Leverage this debt by using loans to fund growth and expansion opportunities. Be duly responsible and diligent. But moving forward is the only way to keep your business competitive.

Be careful of taking on personal debt for your business. If everything goes south and you have to close doors, that debt will follow you even after the company dissolves.

Debt is an alternative to equity

Equity investing is one of the most popular ways of funding growth or expansion in a company. Especially among those who are reticent to take on business debt. But equity is more expensive over the long-term than most forms of debt. Once the loan is paid off, you own what that loan built. With an investor, you have to share it for the life of the company.

For example, adding a new product costs $50,000 a company worth $500,000 doesn’t have. Borrowing it at 10 percent interest over five years costs $12,500. Taking on an equity investor for the life of the company means paying 10 percent of profits annually for the rest of the company’s life.

Leverage this debt by building a solid credit history. Or you can establish access to a flexible credit line. This way you can invest in your business without selling parts of the company to do it.
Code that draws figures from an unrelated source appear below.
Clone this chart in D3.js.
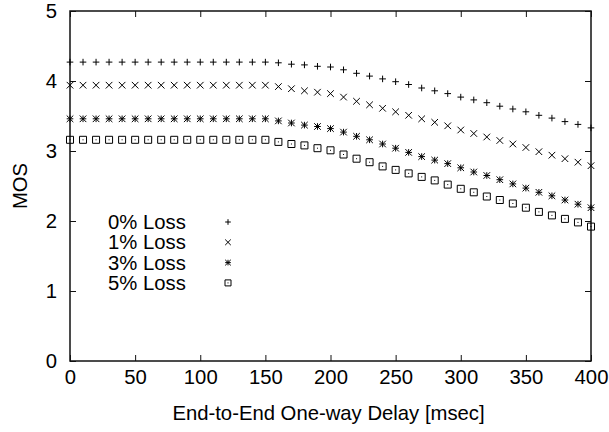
<!DOCTYPE html>
<html><head><meta charset="utf-8">
<script src="https://cdn.jsdelivr.net/npm/d3@7"></script>
<style>body{margin:0;background:#fff}svg{display:block}text{font-family:"Liberation Sans",Arial,sans-serif;fill:#000}</style>
</head><body><svg id="c" width="609" height="432"></svg>
<script>
const delays = [0,10,20,30,40,50,60,70,80,90,100,110,120,130,140,150,160,170,180,190,200,210,220,230,240,250,260,270,280,290,300,310,320,330,340,350,360,370,380,390,400];
const loss0 = [4.27,4.27,4.27,4.27,4.27,4.27,4.27,4.27,4.27,4.27,4.27,4.27,4.27,4.27,4.27,4.27,
  4.26,4.24,4.23,4.21,4.20,4.16,4.11,4.07,4.03,3.99,3.95,3.90,3.86,3.82,3.77,3.73,3.69,3.64,3.60,3.56,3.51,3.47,3.42,3.38,3.33];
const loss1 = [3.94,3.94,3.94,3.94,3.94,3.94,3.94,3.94,3.94,3.94,3.94,3.94,3.94,3.94,3.94,3.94,
  3.92,3.89,3.86,3.84,3.82,3.77,3.71,3.66,3.61,3.56,3.51,3.46,3.41,3.36,3.30,3.25,3.20,3.15,3.10,3.05,2.99,2.94,2.89,2.84,2.79];
const loss3 = [3.46,3.46,3.46,3.46,3.46,3.46,3.46,3.46,3.46,3.46,3.46,3.46,3.46,3.46,3.46,3.46,
  3.43,3.40,3.37,3.35,3.32,3.27,3.21,3.16,3.10,3.04,2.98,2.92,2.87,2.82,2.76,2.70,2.65,2.59,2.53,2.47,2.41,2.36,2.30,2.24,2.19];
const loss5 = [3.16,3.16,3.16,3.16,3.16,3.16,3.16,3.16,3.16,3.16,3.16,3.16,3.16,3.16,3.16,3.16,
  3.13,3.10,3.08,3.04,3.01,2.95,2.89,2.84,2.78,2.73,2.68,2.63,2.58,2.52,2.46,2.41,2.35,2.30,2.25,2.19,2.13,2.08,2.03,1.98,1.92];
const seriesNames = ["0% Loss","1% Loss","3% Loss","5% Loss"];
const seriesMarkers = ["plus","cross","star","box"];
const xTicks = [0,50,100,150,200,250,300,350,400];
const yTicks = [0,1,2,3,4,5];
const xTitle = "End-to-End One-way Delay [msec]";
const yTitle = "MOS";

const series = [loss0,loss1,loss3,loss5].map((v,i)=>({name:seriesNames[i],marker:seriesMarkers[i],values:v}));

const svg = d3.select("#c");
const L=70,R=591,T=11,B=361;
const x = d3.scaleLinear().domain([0,400]).range([L,R]);
const y = d3.scaleLinear().domain([0,5]).range([B,T]);
const fs = 20.3, tk = 6;

function markerPath(type,s){
  const p = d3.path();
  if(type==="plus"||type==="star"){p.moveTo(-s,0);p.lineTo(s,0);p.moveTo(0,-s);p.lineTo(0,s);}
  if(type==="cross"||type==="star"){p.moveTo(-s,-s);p.lineTo(s,s);p.moveTo(-s,s);p.lineTo(s,-s);}
  if(type==="box"){p.rect(-s,-s,2*s,2*s);}
  return p.toString();
}

// frame
svg.append("rect").attr("x",L).attr("y",T).attr("width",R-L).attr("height",B-T)
  .attr("fill","none").attr("stroke","#111").attr("stroke-width",1.5);

// ticks
const axB = d3.axisBottom(x).tickValues(xTicks).tickSize(-tk).tickPadding(10).tickFormat(d3.format("d"));
const gB = svg.append("g").attr("transform",`translate(0,${B})`).call(axB);
const axT = d3.axisTop(x).tickValues(xTicks).tickSize(-tk).tickFormat("");
const gT = svg.append("g").attr("transform",`translate(0,${T})`).call(axT);
const axL = d3.axisLeft(y).tickValues(yTicks).tickSize(-tk).tickPadding(13).tickFormat(d3.format("d"));
const gL = svg.append("g").attr("transform",`translate(${L},0)`).call(axL);
const axR = d3.axisRight(y).tickValues(yTicks).tickSize(-tk).tickFormat("");
const gR = svg.append("g").attr("transform",`translate(${R},0)`).call(axR);
[gB,gT,gL,gR].forEach(g=>{
  g.select(".domain").remove();
  g.selectAll(".tick line").attr("stroke","#111").attr("stroke-width",1);
  g.selectAll(".tick text").attr("font-size",fs).attr("font-family","'Liberation Sans',Arial,sans-serif").attr("fill","#000");
});
gB.selectAll(".tick text").attr("dy","0.71em").attr("y",9);

// titles
svg.append("text").attr("x",(L+R)/2-2).attr("y",420).attr("text-anchor","middle").attr("font-size",fs).text(xTitle);
svg.append("text").attr("transform",`translate(27,${(T+B)/2}) rotate(-90)`).attr("text-anchor","middle").attr("font-size",fs).text(yTitle);

// points
series.forEach(s=>{
  svg.append("g").selectAll("path").data(s.values).join("path")
    .attr("transform",(d,i)=>`translate(${x(delays[i])},${y(d)})`)
    .attr("d",markerPath(s.marker, s.marker==="box"?3.5:3.3))
    .attr("fill","none").attr("stroke","#000").attr("stroke-width",1);
  if(s.marker==="box"){
    svg.append("g").selectAll("rect").data(s.values).join("rect")
      .attr("x",(d,i)=>x(delays[i])-0.5).attr("y",d=>y(d)-0.5).attr("width",1).attr("height",1).attr("fill","#000");
  }
});

// legend
const legY0 = 222, legDy = 20.3;
series.forEach((s,i)=>{
  const yy = legY0 + i*legDy;
  svg.append("text").attr("x",108).attr("y",yy).attr("dy","0.35em").attr("font-size",fs).text(s.name);
  svg.append("path").attr("transform",`translate(228,${yy})`).attr("d",markerPath(s.marker, s.marker==="box"?3:2.8))
    .attr("fill","none").attr("stroke","#000").attr("stroke-width",1);
  if(s.marker==="box") svg.append("rect").attr("x",227.5).attr("y",yy-0.5).attr("width",1).attr("height",1).attr("fill","#000");
});
</script></body></html>
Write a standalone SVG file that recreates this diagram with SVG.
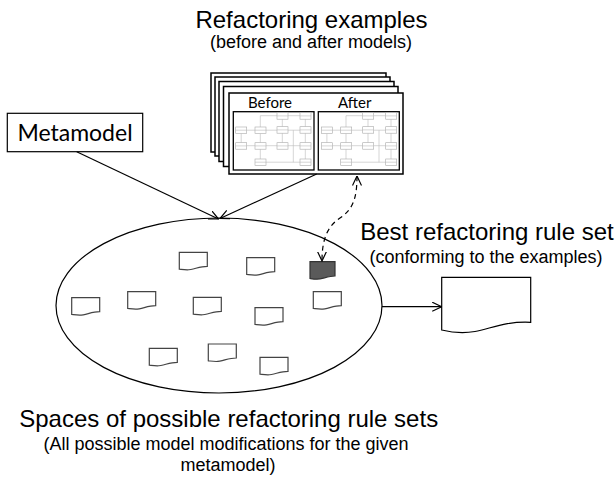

Be careful of taking on wild risks because you have the credit access to do it. Debt instead of equity is a long-term game, so be sure your company will survive long enough to profit from it.

Just like with personal finance, debt will never be better than no debt. If you have the cash reserves to run your business as profitably as possible, you should. But chances are, this probably doesn’t describe your business. It’s normal for small businesses to leverage debt to grow, expand and fill cash flow gaps. Instead, you should view debt as another tool in your shed to make your business thrive.